Additionally, the well will reduce the impact on the environment and will be able to reach reserves that were previously considered uneconomic or out of reach, which can help secure the energy supplies needed to maintain global economic expansion.

This system will be particularly useful in deepwater and for deep wells where unexpected challenges are commonly encountered before reaching the desired target depth. Combining the effects of reducing the amount of materials used, such as mud and steel, and decreasing drilling waste generated by 50% results in a process that will do for well construction what 3D seismic did for geologic exploration and hydrocarbon development.

Current status

The first downhole prototype will be run in a well in South Texas this summer. The field test will be conducted in the less expensive onshore environment, but it is expected that the system will be ready for commercial use by 4Q 2002.
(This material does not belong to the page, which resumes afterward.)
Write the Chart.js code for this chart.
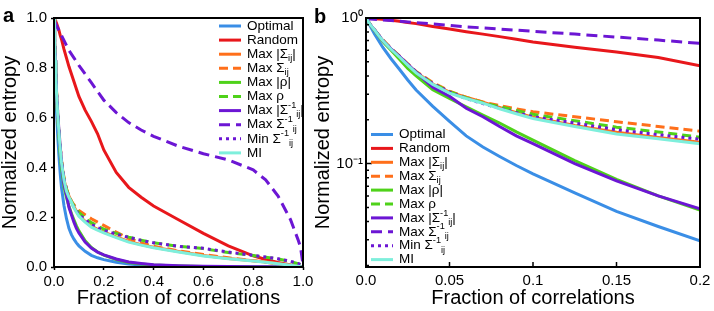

This system will be fully realized when the technique of expanding thick-wall (high-collapse) casing with gas-tight connectors is completed. Development of this expanding technology is currently under way. Thick-wall solid tubulars have been expanded in the lab and in surface tests, as have gas-tight connectors. A conservative time estimate for completion of a quality system is 2007.

The technology used to develop this quantum leap in drilling new wells is the first major improvement in the oil and gas industry in years that was not imported from the computer or aerospace industries. It will fundamentally change the way wells will be drilled in the future. These radical changes encompass issues from saving time and reducing drilling costs to decreasing the environmental disturbance during production.